Given problem »
Determine which lines contain the word "with", then copy those lines.

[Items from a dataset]
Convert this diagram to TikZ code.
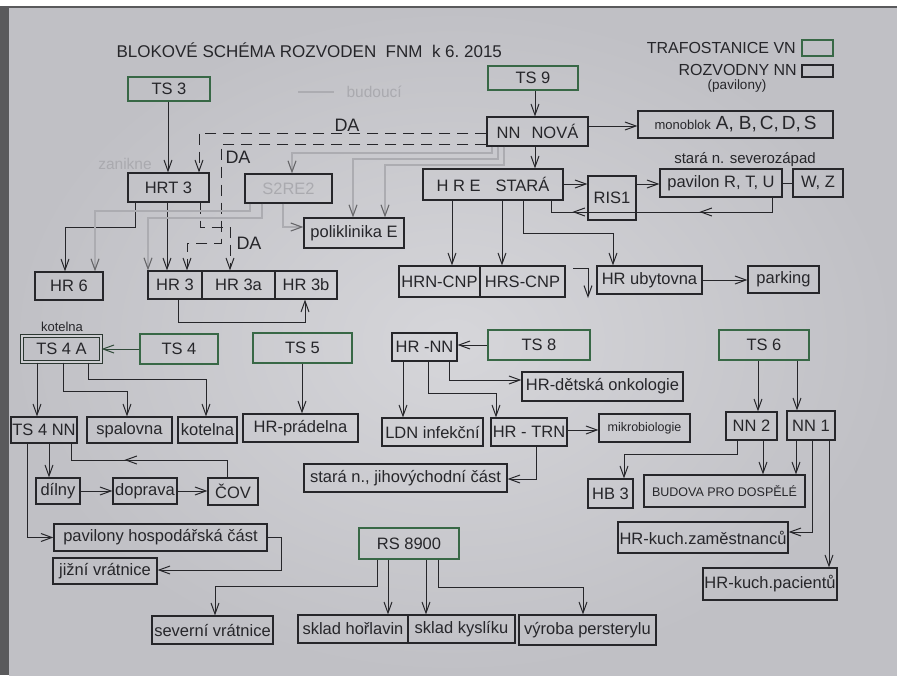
\documentclass[tikz,border=0pt]{standalone}
\usepackage{fontspec}
\setmainfont{Liberation Sans}
\usetikzlibrary{arrows.meta,decorations.markings}
\definecolor{paperL}{RGB}{214,214,218}
\definecolor{paperD}{RGB}{192,192,197}
\definecolor{paper}{RGB}{206,206,210}
\definecolor{frame}{RGB}{90,90,92}
\definecolor{ink}{RGB}{38,38,42}
\definecolor{tsgreen}{RGB}{56,104,70}
\definecolor{future}{RGB}{172,172,177}
\definecolor{futuretext}{RGB}{170,170,175}
\begin{document}
\begin{tikzpicture}[x=1pt,y=-1pt,
  >={Straight Barb[length=11pt,width=8pt]},
  every node/.style={text=ink},
  sz/.style 2 args={minimum width=#1, minimum height=#2},
  bx/.style={draw=ink, line width=1.2pt, inner sep=0pt, font=\fontsize{16.5}{18}\selectfont},
  ts/.style={bx, draw=tsgreen, line width=1.9pt},
  dbl/.style={bx, draw=ink!75!tsgreen, line width=1.1pt, double=paper, double distance=1.5pt},
  ln/.style={draw=ink, line width=1pt},
  arr/.style={ln, ->},
  da/.style={arr, dash pattern=on 11pt off 7pt},
  fut/.style={draw=future, line width=1.1pt},
  futarr/.style={fut, -{Straight Barb[length=11pt,width=8pt,color=ink!70]}},
  futtxt/.style={text=futuretext, font=\fontsize{15.5}{18}\selectfont},
  lbl/.style={font=\fontsize{16}{18}\selectfont, inner sep=0pt},
  midarr/.style={postaction={decorate}, decoration={markings, mark=at position #1 with {\arrow{>}}}},
  midarrs/.style 2 args={postaction={decorate}, decoration={markings, mark=at position #1 with {\arrow{>}}, mark=at position #2 with {\arrow{>}}}}
]
\useasboundingbox (0,0) rectangle (897,675);
\fill[white] (0,0) rectangle (897,675);
\fill[frame] (0,6) rectangle (897,675);
\shade[inner color=paperL, outer color=paperD] (9,8) rectangle (897,675);

% title and legend
\node[font=\fontsize{17}{20}\selectfont, anchor=west] (title) at (113,50) {BLOKOVÉ SCHÉMA ROZVODEN\ \ FNM\ \ k\ 6.\ 2015};
\node[lbl, anchor=east] (legA) at (796,48) {TRAFOSTANICE VN};
\node[ts, sz={31}{16}] (legAbox) at (817.5,48) {};
\node[lbl, anchor=east] (legB) at (797,70) {ROZVODNY NN};
\node[bx, sz={31}{12}] (legBbox) at (817.5,71) {};
\node[font=\fontsize{13.5}{15}\selectfont, inner sep=0pt] (legC) at (737,86) {(pavilony)};
\coordinate (budA) at (298,92);
\coordinate (budB) at (334,92);
\draw[fut] (budA) -- (budB);
\node[futtxt, anchor=west] (bud) at (343,92) {budoucí};
\node[futtxt] (zan) at (125,164) {zanikne};
\node[font=\fontsize{18}{20}\selectfont] (daA) at (347,125) {DA};
\node[font=\fontsize{18}{20}\selectfont] (daB) at (238,157) {DA};
\node[font=\fontsize{18}{20}\selectfont] (daC) at (249,243) {DA};

% top part
\node[ts, sz={82}{24}] (TSthree) at (169,89) {TS 3};
\node[ts, sz={90}{24}] (TSnine) at (533,78) {TS 9};
\node[bx, sz={101}{29}] (NNN) at (537.5,131.5) {NN\hspace{11pt}NOVÁ};
\node[bx, sz={195}{27}] (MONO) at (735.5,124.5) {{\fontsize{13}{15}\selectfont monoblok}\hspace{5pt}{\fontsize{19}{21}\selectfont A,\hspace{5pt}B,\hspace{3pt}C,\hspace{3pt}D,\hspace{3pt}S}};
\node[bx, sz={140}{31}] (HRE) at (493,184.5) {H R E\hspace{15pt}STARÁ};
\node[bx, sz={48}{44}] (RIS) at (612,198) {RIS1};
\node[bx, sz={122}{28}] (PAV) at (721,183) {pavilon R, T, U};
\node[bx, sz={50}{28}] (WZ) at (818,183) {W, Z};
\node[font=\fontsize{15}{17}\selectfont] (sevz) at (745,160) {stará n. severozápad};
\node[bx, sz={81}{31}] (HRN) at (439.5,281.5) {HRN-CNP};
\node[bx, sz={85}{31}] (HRS) at (522.5,281.5) {HRS-CNP};
\node[bx, sz={105}{28}] (HRUB) at (649.5,280) {HR ubytovna};
\node[bx, sz={71}{27}] (PARK) at (783.5,279.5) {parking};

\node[bx, sz={81}{29}] (HRT) at (168.5,187.5) {HRT 3};
\node[bx, sz={87}{29}, text=futuretext] (SRE) at (288.5,188.5) {S2RE2};
\node[bx, sz={100}{30}] (POLI) at (354,233) {poliklinika E};
\node[bx, sz={68}{28}] (HRsix) at (69,286) {HR 6};
\node[bx, sz={54}{28}] (HRthree) at (175,285) {HR 3};
\node[bx, sz={73}{28}] (HRthreeA) at (238.5,285) {HR 3a};
\node[bx, sz={62}{28}] (HRthreeB) at (306,285) {HR 3b};

% middle left
\node[font=\fontsize{13}{15}\selectfont] (kotlbl) at (62,327) {kotelna};
\node[dbl, sz={79}{26}] (TSfourA) at (61.5,349) {TS 4 A};
\node[ts, sz={78}{30}] (TSfour) at (179,349) {TS 4};
\node[ts, sz={99}{30}] (TSfive) at (302.5,348) {TS 5};
\node[bx, sz={115}{28}] (PRAD) at (300.5,428) {HR-prádelna};
\node[bx, sz={66}{26}] (TSfourNN) at (44,430) {TS 4 NN};
\node[bx, sz={85}{26}] (SPAL) at (129.5,430) {spalovna};
\node[bx, sz={59}{26}] (KOT) at (207.5,430) {kotelna};
\node[bx, sz={44}{26}] (DIL) at (58,491) {dílny};
\node[bx, sz={64}{26}] (DOP) at (145,491) {doprava};
\node[bx, sz={50}{27}] (COV) at (233,491.5) {ČOV};
\node[bx, sz={213}{27}] (PHC) at (160.5,537.5) {pavilony hospodářská část};
\node[bx, sz={104}{26}] (JIZ) at (105,571) {jižní vrátnice};

% bottom
\node[ts, sz={100}{31}] (RS) at (409,543.5) {RS 8900};
\node[bx, sz={121}{28}] (SEV) at (212.5,630) {severní vrátnice};
\node[bx, sz={110}{28}] (HOR) at (353,629) {sklad hořlavin};
\node[bx, sz={107}{28}] (KYS) at (461.5,629) {sklad kyslíku};
\node[bx, sz={137}{30}] (VYR) at (587.5,630) {výroba persterylu};

% middle right
\node[bx, sz={65}{28}] (HRNN) at (424.5,347) {HR -NN};
\node[ts, sz={102}{30}] (TSeight) at (539,345) {TS 8};
\node[bx, sz={161}{29}] (ONK) at (602.5,386.5) {HR-dětská onkologie};
\node[bx, sz={101}{28}] (LDN) at (432.5,432) {LDN infekční};
\node[bx, sz={76}{28}] (TRN) at (529,432) {HR - TRN};
\node[bx, sz={91}{28}, font=\fontsize{12.5}{14}\selectfont] (MIK) at (644.5,428) {mikrobiologie};
\node[bx, sz={203}{28}] (SJV) at (405.5,478) {stará n., jihovýchodní část};
\node[ts, sz={90}{30}] (TSsix) at (764,345) {TS 6};
\node[bx, sz={51}{28}] (NNtwo) at (751.5,426) {NN 2};
\node[bx, sz={48}{29}] (NNone) at (811,425.5) {NN 1};
\node[bx, sz={45}{29}] (HBthree) at (610.5,493.5) {HB 3};
\node[bx, sz={161}{32}, font=\fontsize{12.5}{14}\selectfont] (BUD) at (724.5,491) {BUDOVA PRO DOSPĚLÉ};
\node[bx, sz={170}{31}] (ZAM) at (703,537.5) {HR-kuch.zaměstnanců};
\node[bx, sz={134}{32}] (PAC) at (770,584) {HR-kuch.pacientů};

% ---------- connectors: top left ----------
\draw[arr] (TSthree.south -| 168,0) -- (HRT.north -| 168,0);
\draw[da] (NNN.west |- 0,133) -| (HRT.north -| 199,0);
\draw[da] (NNN.west |- 0,144) -| (221,243) -| (HRthree.north -| 187,0);
\draw[da] (HRT.south -| 200,0) |- (230,227) -- (HRthreeA.north -| 230,0);
\draw[arr] (HRT.south -| 135,0) |- (65,227) -- (HRsix.north -| 65,0);
\draw[arr] (HRT.south -| 167,0) -- (HRthree.north -| 167,0);
\draw[arr] (HRthree.south -| 178,0) |- (305,322) -- (HRthreeB.south -| 305,0);
% future (grey) lines
\draw[futarr] (SRE.south -| 250,0) |- (95,211) -- (HRsix.north -| 95,0);
\draw[futarr] (SRE.south -| 262,0) |- (148,218) -- (HRthree.north -| 148,0);
\draw[futarr] (SRE.south -| 283,0) |- (POLI.west |- 0,227);
\draw[futarr] (NNN.south -| 492,0) |- (292,153) -- (SRE.north -| 292,0);
\draw[futarr] (NNN.south -| 498,0) |- (353,159) -- (POLI.north -| 353,0);
\draw[futarr] (NNN.south -| 504,0) |- (385,165) -- (POLI.north -| 385,0);

% ---------- top right ----------
\draw[arr] (TSnine.south -| 535,0) -- (NNN.north -| 535,0);
\draw[arr] (NNN.east |- 0,126) -- (MONO.west |- 0,126);
\draw[arr] (NNN.south -| 535,0) -- (HRE.north -| 535,0);
\draw[arr] (HRE.east |- 0,184) -- (RIS.west |- 0,184);
\draw[arr] (RIS.east |- 0,184) -- (PAV.west |- 0,184);
\draw[ln] (PAV.east) -- (WZ.west);
\draw[ln, midarrs={87pt}{214pt}] (PAV.south -| 772,0) |- (551,212) -- (HRE.south -| 551,0);
\draw[arr] (HRE.south -| 452,0) -- (HRN.north -| 452,0);
\draw[arr] (HRE.south -| 502,0) -- (HRS.north -| 502,0);
\draw[arr] (HRE.south -| 523,0) |- (613,233) -- (HRUB.north -| 613,0);
\coordinate (stubA) at (573,268);
\coordinate (stubB) at (588,298);
\draw[arr] (stubA) -| (stubB);
\draw[arr] (HRUB.east) -- (PARK.west |- HRUB.east);

% ---------- middle left ----------
\draw[ln, draw=tsgreen!55!ink, -{Straight Barb[length=11pt,width=8pt]}] (TSfour.west) -- (TSfourA.east |- TSfour.west);
\draw[arr] (TSfourA.south -| 37,0) -- (TSfourNN.north -| 37,0);
\draw[arr] (TSfourA.south -| 63,0) |- (127,391) -- (SPAL.north -| 127,0);
\draw[arr] (TSfourA.south -| 88,0) |- (206,379) -- (KOT.north -| 206,0);
\draw[arr] (TSfive.south -| 302,0) -- (PRAD.north -| 302,0);
\draw[arr] (TSfourNN.south -| 49,0) -- (DIL.north -| 49,0);
\draw[ln, midarr=120pt] (COV.north -| 227,0) |- (71,460) -- (TSfourNN.south -| 71,0);
\draw[arr] (DIL.east) -- (DOP.west);
\draw[arr] (DOP.east) -- (COV.west |- DOP.east);
\draw[arr] (TSfourNN.south -| 27,0) |- (PHC.west);
\draw[arr] (PHC.east) -| (281,570) -- (JIZ.east |- 0,570);

% ---------- bottom ----------
\draw[arr] (RS.south -| 377,0) |- (215,586) -- (SEV.north -| 215,0);
\draw[arr] (RS.south -| 388,0) -- (HOR.north -| 388,0);
\draw[arr] (RS.south -| 426,0) -- (KYS.north -| 426,0);
\draw[arr] (RS.south -| 438,0) |- (583,587) -- (VYR.north -| 583,0);

% ---------- middle right ----------
\draw[arr] (TSeight.west) -- (HRNN.east |- TSeight.west);
\draw[arr] (HRNN.south -| 403,0) -- (LDN.north -| 403,0);
\draw[arr] (HRNN.south -| 428,0) |- (496,393) -- (TRN.north -| 496,0);
\draw[arr] (HRNN.south -| 449,0) |- (ONK.west |- 0,380);
\draw[arr] (TRN.east |- 0,430) -- (MIK.west |- 0,430);
\draw[arr] (TRN.south -| 536,0) |- (SJV.east |- 0,479);
\draw[arr] (TSsix.south -| 758,0) -- (NNtwo.north -| 758,0);
\draw[arr] (TSsix.south -| 797,0) -- (NNone.north -| 797,0);
\draw[arr] (NNtwo.south -| 737,0) |- (624,454) -- (HBthree.north -| 624,0);
\draw[arr] (NNtwo.south -| 763,0) -- (BUD.north -| 763,0);
\draw[arr] (NNone.south -| 796,0) -- (BUD.north -| 796,0);
\draw[arr] (NNone.south -| 812,0) |- (ZAM.east |- 0,532);
\draw[arr] (NNone.south -| 829,0) -- (PAC.north -| 829,0);
\end{tikzpicture}
\end{document}
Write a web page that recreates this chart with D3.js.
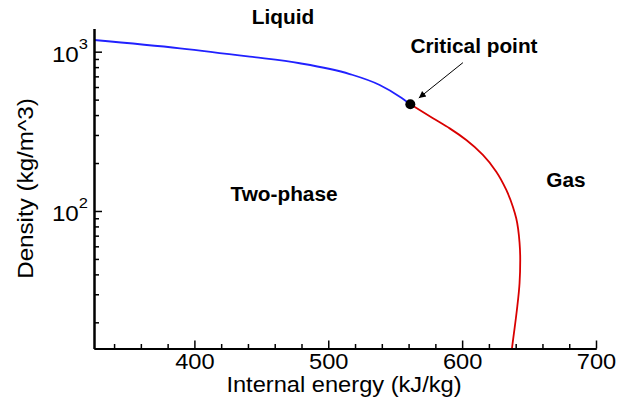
<!DOCTYPE html>
<html>
<head>
<meta charset="utf-8">
<script src="https://cdn.jsdelivr.net/npm/d3@7"></script>
<style>
  html, body { margin: 0; padding: 0; background: #fff; }
  svg { display: block; }
</style>
</head>
<body>
<script>
// CO2 saturation dome: internal energy (kJ/kg) vs density (kg/m^3)
const liquidBranch = [
  [325.0, 1184], [389.2, 1050], [441.4, 930], [478.7, 846],
  [516.0, 724], [538.4, 618], [553.4, 522], [561.3, 467.7]
];
const vaporBranch = [
  [561.3, 467.7], [578.2, 382], [590.7, 330], [603.1, 279],
  [615.5, 225], [625.5, 176.5], [633.0, 135.5], [637.9, 106.4], [640.4, 90],
  [642.9, 63.1], [643.4, 49.3], [642.9, 35.3], [640.9, 23.9], [638.7, 17.1],
  [637.2, 13.7]
];
const criticalPoint = [561.3, 467.7];

const xMajorTicks = [400, 500, 600, 700];
const xMinorTicks = [340, 360, 380, 420, 440, 460, 480, 520, 540, 560, 580, 620, 640, 660, 680];
const yMajorTicks = [100, 1000];
const yMajorExponents = ["2", "3"];
const yMinorTicks = [20, 30, 40, 50, 60, 70, 80, 90, 200, 300, 400, 500, 600, 700, 800, 900];

const xTitle = "Internal energy (kJ/kg)";
const yTitle = "Density (kg/m^3)";
const criticalLabel = "Critical point";
const regionNames = ["Liquid", "Two-phase", "Gas"];

const W = 617, H = 402;
const FONT = "'Liberation Sans', Arial, Helvetica, sans-serif";
const STRETCH = 1.1;   // wide sans look for axis text

const svg = d3.select("body").append("svg")
  .attr("width", W).attr("height", H)
  .style("background", "#fff");

const x = d3.scaleLinear().domain([325, 700]).range([94, 596]);
const y = d3.scaleLog().domain([13.7, 1400]).range([348.5, 28.4]);

// helper: text drawn at (px, py) with a horizontal stretch
function stretchedText(parent, px, py, anchor, sx, size, weight) {
  const g = parent.append("g").attr("transform", `translate(${px},${py})`);
  return g.append("text")
    .attr("transform", `scale(${sx},1)`)
    .attr("text-anchor", anchor)
    .attr("font-family", FONT)
    .attr("font-size", size)
    .attr("font-weight", weight || "normal")
    .attr("fill", "#000");
}

// ---- curves ----
// liquid branch is single-valued in energy, vapour branch in density
const liquidLine = d3.line()
  .x(d => x(d[0]))
  .y(d => y(d[1]))
  .curve(d3.curveMonotoneX);
const vaporLine = d3.line()
  .x(d => x(d[0]))
  .y(d => y(d[1]))
  .curve(d3.curveMonotoneY);

svg.append("path")
  .datum(liquidBranch)
  .attr("d", liquidLine)
  .attr("fill", "none")
  .attr("stroke", "#2121ff")
  .attr("stroke-width", 1.8);

svg.append("path")
  .datum(vaporBranch)
  .attr("d", vaporLine)
  .attr("fill", "none")
  .attr("stroke", "#d90000")
  .attr("stroke-width", 1.8);

// ---- axes ----
const axisG = svg.append("g");

function styleAxis(g, tickWidth) {
  g.selectAll(".tick line").attr("stroke", "#000").attr("stroke-width", tickWidth);
  g.select(".domain").attr("stroke", "#000").attr("stroke-width", 2);
}

// x axis: minor then major ticks, pointing into the plot
const xMinorG = axisG.append("g").attr("transform", `translate(0,${y.range()[0]})`)
  .call(d3.axisBottom(x).tickValues(xMinorTicks).tickSize(-4.5).tickSizeOuter(0).tickFormat(""));
styleAxis(xMinorG, 1.5);
const xMajorG = axisG.append("g").attr("transform", `translate(0,${y.range()[0]})`)
  .call(d3.axisBottom(x).tickValues(xMajorTicks).tickSize(-8).tickSizeOuter(0).tickFormat(d3.format("d")));
styleAxis(xMajorG, 1.5);
xMajorG.selectAll(".tick text")
  .attr("y", 21).attr("dy", null)
  .attr("transform", `scale(${STRETCH},1)`)
  .attr("font-family", FONT)
  .attr("font-size", 21.5)
  .attr("fill", "#000");

// y axis: log scale, ticks pointing into the plot
const yMinorG = axisG.append("g").attr("transform", `translate(${x.range()[0]},0)`)
  .call(d3.axisLeft(y).tickValues(yMinorTicks).tickSize(-5).tickSizeOuter(0).tickFormat(""));
styleAxis(yMinorG, 1.5);
const yMajorG = axisG.append("g").attr("transform", `translate(${x.range()[0]},0)`)
  .call(d3.axisLeft(y).tickValues(yMajorTicks).tickSize(-8).tickSizeOuter(0).tickFormat(""));
styleAxis(yMajorG, 1.5);

// power-of-ten labels
yMajorTicks.forEach((v, i) => {
  const t = stretchedText(svg, 88, y(v) + 10, "end", STRETCH, 22);
  t.append("tspan").text("10");
  t.append("tspan").attr("font-size", 15).attr("dy", -12.5).text(yMajorExponents[i]);
});

// axis titles
stretchedText(svg, 344, 392, "middle", STRETCH, 21.5).text(xTitle);
const yt = svg.append("g").attr("transform", "translate(33,188.5) rotate(-90)");
yt.append("text")
  .attr("transform", `scale(${STRETCH},1)`)
  .attr("text-anchor", "middle")
  .attr("font-family", FONT)
  .attr("font-size", 22)
  .attr("fill", "#000")
  .text(yTitle);

// ---- critical point marker and annotation ----
const cx = x(criticalPoint[0]), cy = y(criticalPoint[1]);

svg.append("defs").append("marker")
  .attr("id", "arrowhead")
  .attr("viewBox", "0 0 10 10")
  .attr("refX", 10).attr("refY", 5)
  .attr("markerWidth", 11).attr("markerHeight", 7)
  .attr("markerUnits", "userSpaceOnUse")
  .attr("orient", "auto")
  .append("path").attr("d", "M0,0L10,5L0,10Z").attr("fill", "#000");

svg.append("line")
  .attr("x1", cx + 52.6).attr("y1", cy - 41.6)
  .attr("x2", cx + 8.5).attr("y2", cy - 6.2)
  .attr("stroke", "#000").attr("stroke-width", 1)
  .attr("marker-end", "url(#arrowhead)");

svg.append("circle")
  .attr("cx", cx).attr("cy", cy).attr("r", 5)
  .attr("fill", "#000");

stretchedText(svg, 474, 52.5, "middle", 1.04, 20, "bold").text(criticalLabel);

// ---- region labels ----
stretchedText(svg, 283, 24, "middle", 1.04, 20, "bold").text(regionNames[0]);
stretchedText(svg, 284, 200.5, "middle", 1.04, 20, "bold").text(regionNames[1]);
stretchedText(svg, 566, 187, "middle", 1.04, 20, "bold").text(regionNames[2]);
</script>
</body>
</html>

Reply »
  midarr/.style={postaction={decorate}, decoration={markings, mark=at position #1 with {\arrow{>}}}},
  midarrs/.style 2 args={postaction={decorate}, decoration={markings, mark=at position #1 with {\arrow{>}}, mark=at position #2 with {\arrow{>}}}}
Write a web page that recreates this chart with D3.js.
// helper: text drawn at (px, py) with a horizontal stretch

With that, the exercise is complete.